The bridge weighed 330 tons and measured 150 feet long, 21 feet tall and 18 feet wide.

“The gussets had to be removed before lowering,” he said. “When the bridge was actually hanging in the top position, all the bolts were removed and the gussets were removed. That’s the part that took longer than expected. We did do it within the allotted five hours, 40 minutes, but we could have done it a fair bit quicker. What was supposed to happen was that CN and our crew were to work together to take those brackets off. We were told not to worry about putting the bolts in since it would done once the bridge was lowered down. We had leftover time, and we decided to finish the whole thing while it was still suspended.
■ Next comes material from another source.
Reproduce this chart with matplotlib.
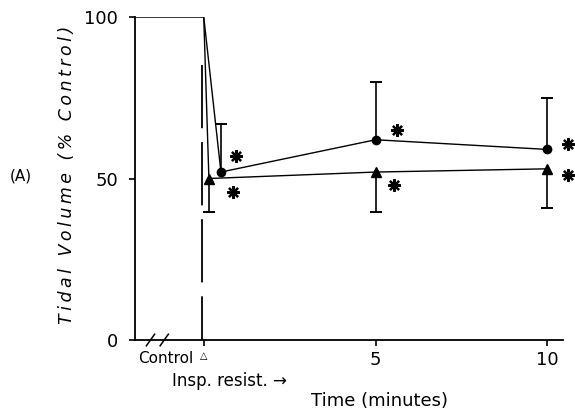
import matplotlib.pyplot as plt
from matplotlib.transforms import offset_copy

# data
control_value = 100
circle_t = [0, 0.5, 5, 10]
circle_v = [100, 52, 62, 59]
circle_err_up = [0, 15, 18, 16]

tri_t = [0, 0.15, 5, 10]
tri_v = [100, 50, 52, 53]
tri_err_down = [0, 10.5, 12.5, 12]

x_ticks = [0, 5, 10]
x_tick_labels = ['\u25b3', '5', '10']
y_ticks = [0, 50, 100]

plt.rcParams['font.family'] = ['DejaVu Sans']

fig = plt.figure(figsize=(5.75, 4.15), dpi=100)
ax = fig.add_axes([0.2348, 0.1807, 0.7442, 0.7783])
ax.set_xlim(-2.0, 10.45)
ax.set_ylim(0, 100)

# control segment before resistance
ax.hlines(control_value, -2.0, 0, color='black', lw=1.1)

# dashed line at onset of inspiratory resistance (drawn top-down)
ax.plot([-0.05, -0.05], [85, 0], color='black', lw=1.3,
        linestyle=(0, (35, 7.7)))

# circle series (upper error bars only)
top = [v + e for v, e in zip(circle_v, circle_err_up)]
ax.vlines(circle_t[1:], circle_v[1:], top[1:], color='black', lw=1.2)
ax.plot(circle_t[1:], top[1:], '_', color='black', ms=8, mew=1.4)
ax.plot(circle_t, circle_v, color='black', lw=1.0)
ax.plot(circle_t[1:], circle_v[1:], 'o', color='black', ms=6)

# triangle series (lower error bars only)
bottom = [v - e for v, e in zip(tri_v, tri_err_down)]
ax.vlines(tri_t[1:], bottom[1:], tri_v[1:], color='black', lw=1.2)
ax.plot(tri_t[1:], bottom[1:], '_', color='black', ms=8, mew=1.4)
ax.plot(tri_t, tri_v, color='black', lw=1.0)
ax.plot(tri_t[1:], tri_v[1:], '^', color='black', ms=6.5)

# significance stars, offset from each point (pixels)
circle_offsets = [(15, 16), (21, 10), (21, 5)]
tri_offsets = [(24, -13), (18, -13), (21, -6)]
for pts, offs in [(list(zip(circle_t[1:], circle_v[1:])), circle_offsets),
                  (list(zip(tri_t[1:], tri_v[1:])), tri_offsets)]:
    for (t, v), (dx, dy) in zip(pts, offs):
        tr = offset_copy(ax.transData, fig=fig, x=dx, y=dy, units='dots')
        ax.plot([t], [v], marker=(8, 2, 0), ms=9, mew=1.6, color='black',
                transform=tr, clip_on=False)
        ax.plot([t], [v], marker='o', ms=3.5, color='black', transform=tr,
                clip_on=False)

# axes styling
for side in ['top', 'right']:
    ax.spines[side].set_visible(False)
for side in ['left', 'bottom']:
    ax.spines[side].set_linewidth(1.3)

ax.set_yticks(y_ticks)
ax.set_yticklabels([str(v) for v in y_ticks], fontsize=13)
ax.set_xticks(x_ticks)
ax.set_xticklabels(x_tick_labels, fontsize=13)
ax.get_xticklabels()[0].set_fontsize(7)
ax.tick_params(axis='y', direction='out', length=4, width=1.2, pad=8)
ax.tick_params(axis='x', direction='out', length=4, width=1.2, pad=4)

# axis break marks
for xb in [-1.55, -1.15]:
    ax.plot([xb - 0.12, xb + 0.12], [-1.8, 1.8], color='black', lw=1.1,
            clip_on=False)

ax.text(-0.3, -5.8, 'Control', fontsize=11, ha='right', va='center',
        clip_on=False)

ylab = '\u2009'.join('Tidal Volume (% Control)')
fig.text(0.037, 0.575, '(A)', fontsize=11, ha='center', va='center')
fig.text(0.117, 0.578, ylab, fontsize=12.5,
         style='italic', rotation=90, ha='center', va='center')
fig.text(0.299, 0.082, 'Insp. resist. \u2192', fontsize=12, ha='left',
         va='center')
fig.text(0.66, 0.034, 'Time (minutes)', fontsize=13, ha='center',
         va='center')

fig.savefig('out.png', dpi=100)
We still finished within the time period and got some extra done for the customer.”

Tucker noted that the deck and span are all in place, but there’s still quite a bit of work that needs to be done to prepare the third-track span for trains.

“We still need to configure the retaining walls, do the grading, prepare the approaches for the bridge, waterproof the deck and put the signals and track into place,” he said. “Then it will be ready to go.”